··· SUPPLIED INFORMATION ···
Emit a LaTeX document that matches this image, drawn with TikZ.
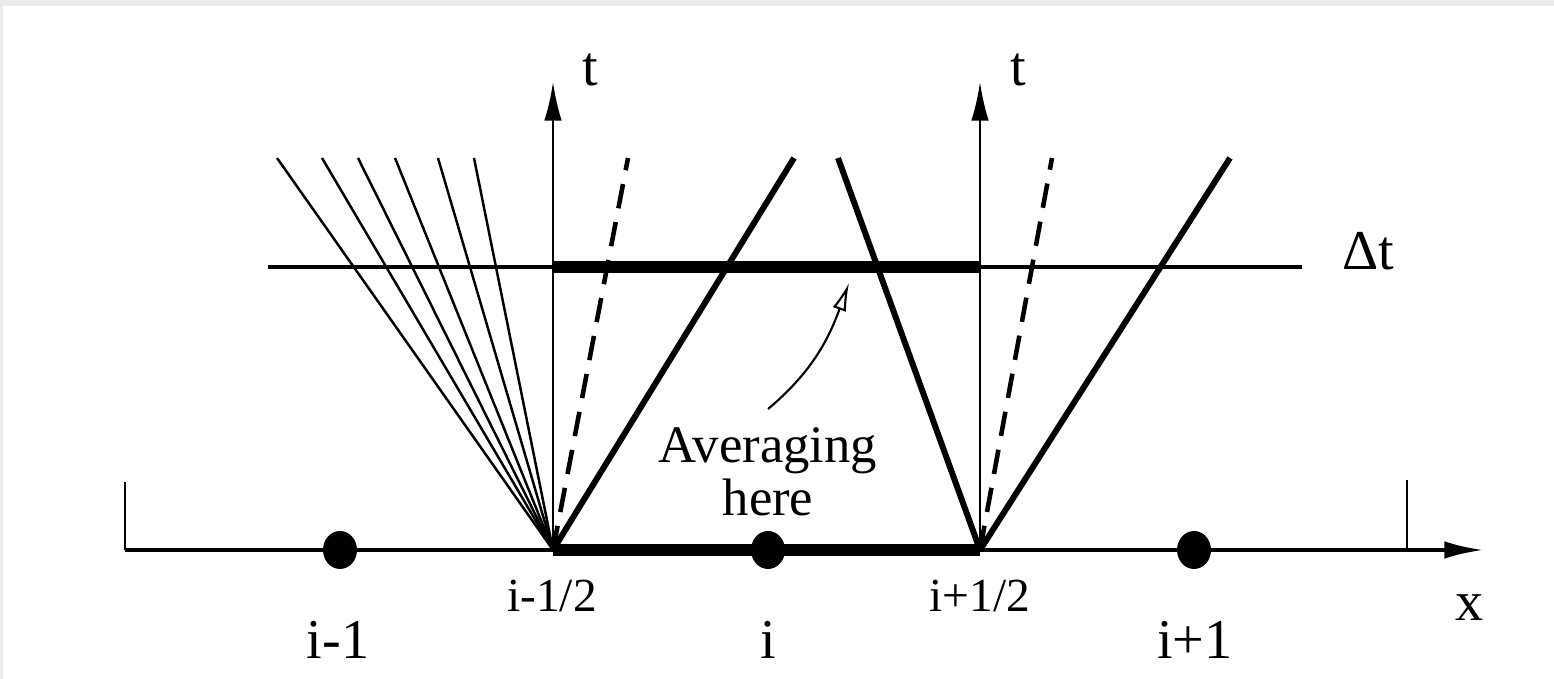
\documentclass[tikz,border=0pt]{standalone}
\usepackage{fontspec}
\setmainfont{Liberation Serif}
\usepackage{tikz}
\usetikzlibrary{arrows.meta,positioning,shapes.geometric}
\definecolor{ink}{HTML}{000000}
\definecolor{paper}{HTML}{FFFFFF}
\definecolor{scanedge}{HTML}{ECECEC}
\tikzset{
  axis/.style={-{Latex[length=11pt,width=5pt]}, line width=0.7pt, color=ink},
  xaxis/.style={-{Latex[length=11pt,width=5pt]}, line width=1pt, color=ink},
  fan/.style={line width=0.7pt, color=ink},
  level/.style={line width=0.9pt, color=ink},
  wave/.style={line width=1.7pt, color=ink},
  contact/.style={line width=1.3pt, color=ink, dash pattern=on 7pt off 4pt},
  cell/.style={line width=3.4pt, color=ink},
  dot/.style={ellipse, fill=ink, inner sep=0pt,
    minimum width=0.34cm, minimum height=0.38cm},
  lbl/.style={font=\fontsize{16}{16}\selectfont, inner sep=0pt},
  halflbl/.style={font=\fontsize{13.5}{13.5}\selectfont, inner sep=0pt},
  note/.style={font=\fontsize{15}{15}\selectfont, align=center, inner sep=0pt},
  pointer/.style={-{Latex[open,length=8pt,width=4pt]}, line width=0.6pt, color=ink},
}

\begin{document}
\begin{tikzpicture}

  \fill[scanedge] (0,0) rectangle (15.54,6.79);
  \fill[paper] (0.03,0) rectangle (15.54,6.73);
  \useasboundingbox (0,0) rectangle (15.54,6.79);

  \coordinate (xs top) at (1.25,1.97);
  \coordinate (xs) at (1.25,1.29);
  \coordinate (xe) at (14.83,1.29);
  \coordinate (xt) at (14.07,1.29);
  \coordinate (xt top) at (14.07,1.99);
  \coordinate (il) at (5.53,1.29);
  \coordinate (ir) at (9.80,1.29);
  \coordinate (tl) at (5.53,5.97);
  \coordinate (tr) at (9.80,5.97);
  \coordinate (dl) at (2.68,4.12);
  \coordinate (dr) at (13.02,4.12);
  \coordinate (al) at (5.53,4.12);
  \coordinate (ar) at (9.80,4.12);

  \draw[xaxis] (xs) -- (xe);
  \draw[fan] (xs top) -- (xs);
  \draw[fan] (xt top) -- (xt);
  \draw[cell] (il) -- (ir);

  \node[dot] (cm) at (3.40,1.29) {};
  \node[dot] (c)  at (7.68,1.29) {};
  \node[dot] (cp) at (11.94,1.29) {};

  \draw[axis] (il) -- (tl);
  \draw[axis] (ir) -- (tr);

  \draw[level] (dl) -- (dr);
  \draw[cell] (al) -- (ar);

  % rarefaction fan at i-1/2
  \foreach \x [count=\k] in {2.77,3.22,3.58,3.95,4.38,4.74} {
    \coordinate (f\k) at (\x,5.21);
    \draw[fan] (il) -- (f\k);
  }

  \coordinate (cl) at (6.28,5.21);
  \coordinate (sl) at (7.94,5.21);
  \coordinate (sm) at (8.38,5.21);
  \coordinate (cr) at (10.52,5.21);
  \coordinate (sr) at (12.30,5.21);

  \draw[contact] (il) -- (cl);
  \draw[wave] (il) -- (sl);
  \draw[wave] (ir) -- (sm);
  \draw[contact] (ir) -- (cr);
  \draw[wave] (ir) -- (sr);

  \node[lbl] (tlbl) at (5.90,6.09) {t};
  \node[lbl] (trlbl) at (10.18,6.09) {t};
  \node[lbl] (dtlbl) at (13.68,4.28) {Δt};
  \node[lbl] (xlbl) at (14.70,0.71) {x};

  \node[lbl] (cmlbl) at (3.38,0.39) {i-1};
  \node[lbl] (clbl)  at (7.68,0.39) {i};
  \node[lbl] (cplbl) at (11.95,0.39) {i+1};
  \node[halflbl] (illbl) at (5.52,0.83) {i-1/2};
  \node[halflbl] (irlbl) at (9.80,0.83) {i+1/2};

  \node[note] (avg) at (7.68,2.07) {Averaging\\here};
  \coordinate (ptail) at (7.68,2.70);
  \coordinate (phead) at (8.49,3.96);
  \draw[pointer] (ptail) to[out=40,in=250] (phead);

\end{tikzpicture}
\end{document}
···
* WHAT IS REQUIRED *
Retype each line of the listing above word for word. Exclude the pictures.

* ANSWER TO THIS PROBLEM *
Emit a LaTeX document that matches this image, drawn with TikZ.
\documentclass[tikz,border=0pt]{standalone}
\usepackage{fontspec}
\setmainfont{Liberation Serif}
\usepackage{tikz}
\usetikzlibrary{arrows.meta,positioning,shapes.geometric}
\definecolor{ink}{HTML}{000000}
\definecolor{paper}{HTML}{FFFFFF}
\definecolor{scanedge}{HTML}{ECECEC}
\tikzset{
  axis/.style={-{Latex[length=11pt,width=5pt]}, line width=0.7pt, color=ink},
  xaxis/.style={-{Latex[length=11pt,width=5pt]}, line width=1pt, color=ink},
  fan/.style={line width=0.7pt, color=ink},
  level/.style={line width=0.9pt, color=ink},
  wave/.style={line width=1.7pt, color=ink},
  contact/.style={line width=1.3pt, color=ink, dash pattern=on 7pt off 4pt},
  cell/.style={line width=3.4pt, color=ink},
  dot/.style={ellipse, fill=ink, inner sep=0pt,
    minimum width=0.34cm, minimum height=0.38cm},
  lbl/.style={font=\fontsize{16}{16}\selectfont, inner sep=0pt},
  halflbl/.style={font=\fontsize{13.5}{13.5}\selectfont, inner sep=0pt},
  note/.style={font=\fontsize{15}{15}\selectfont, align=center, inner sep=0pt},
  pointer/.style={-{Latex[open,length=8pt,width=4pt]}, line width=0.6pt, color=ink},
}

\begin{document}
\begin{tikzpicture}

  \fill[scanedge] (0,0) rectangle (15.54,6.79);
  \fill[paper] (0.03,0) rectangle (15.54,6.73);
  \useasboundingbox (0,0) rectangle (15.54,6.79);

  \coordinate (xs top) at (1.25,1.97);
  \coordinate (xs) at (1.25,1.29);
  \coordinate (xe) at (14.83,1.29);
  \coordinate (xt) at (14.07,1.29);
  \coordinate (xt top) at (14.07,1.99);
  \coordinate (il) at (5.53,1.29);
  \coordinate (ir) at (9.80,1.29);
  \coordinate (tl) at (5.53,5.97);
  \coordinate (tr) at (9.80,5.97);
  \coordinate (dl) at (2.68,4.12);
  \coordinate (dr) at (13.02,4.12);
  \coordinate (al) at (5.53,4.12);
  \coordinate (ar) at (9.80,4.12);

  \draw[xaxis] (xs) -- (xe);
  \draw[fan] (xs top) -- (xs);
  \draw[fan] (xt top) -- (xt);
  \draw[cell] (il) -- (ir);

  \node[dot] (cm) at (3.40,1.29) {};
  \node[dot] (c)  at (7.68,1.29) {};
  \node[dot] (cp) at (11.94,1.29) {};

  \draw[axis] (il) -- (tl);
  \draw[axis] (ir) -- (tr);

  \draw[level] (dl) -- (dr);
  \draw[cell] (al) -- (ar);

  % rarefaction fan at i-1/2
  \foreach \x [count=\k] in {2.77,3.22,3.58,3.95,4.38,4.74} {
    \coordinate (f\k) at (\x,5.21);
    \draw[fan] (il) -- (f\k);
  }

  \coordinate (cl) at (6.28,5.21);
  \coordinate (sl) at (7.94,5.21);
  \coordinate (sm) at (8.38,5.21);
  \coordinate (cr) at (10.52,5.21);
  \coordinate (sr) at (12.30,5.21);

  \draw[contact] (il) -- (cl);
  \draw[wave] (il) -- (sl);
  \draw[wave] (ir) -- (sm);
  \draw[contact] (ir) -- (cr);
  \draw[wave] (ir) -- (sr);

  \node[lbl] (tlbl) at (5.90,6.09) {t};
  \node[lbl] (trlbl) at (10.18,6.09) {t};
  \node[lbl] (dtlbl) at (13.68,4.28) {Δt};
  \node[lbl] (xlbl) at (14.70,0.71) {x};

  \node[lbl] (cmlbl) at (3.38,0.39) {i-1};
  \node[lbl] (clbl)  at (7.68,0.39) {i};
  \node[lbl] (cplbl) at (11.95,0.39) {i+1};
  \node[halflbl] (illbl) at (5.52,0.83) {i-1/2};
  \node[halflbl] (irlbl) at (9.80,0.83) {i+1/2};

  \node[note] (avg) at (7.68,2.07) {Averaging\\here};
  \coordinate (ptail) at (7.68,2.70);
  \coordinate (phead) at (8.49,3.96);
  \draw[pointer] (ptail) to[out=40,in=250] (phead);

\end{tikzpicture}
\end{document}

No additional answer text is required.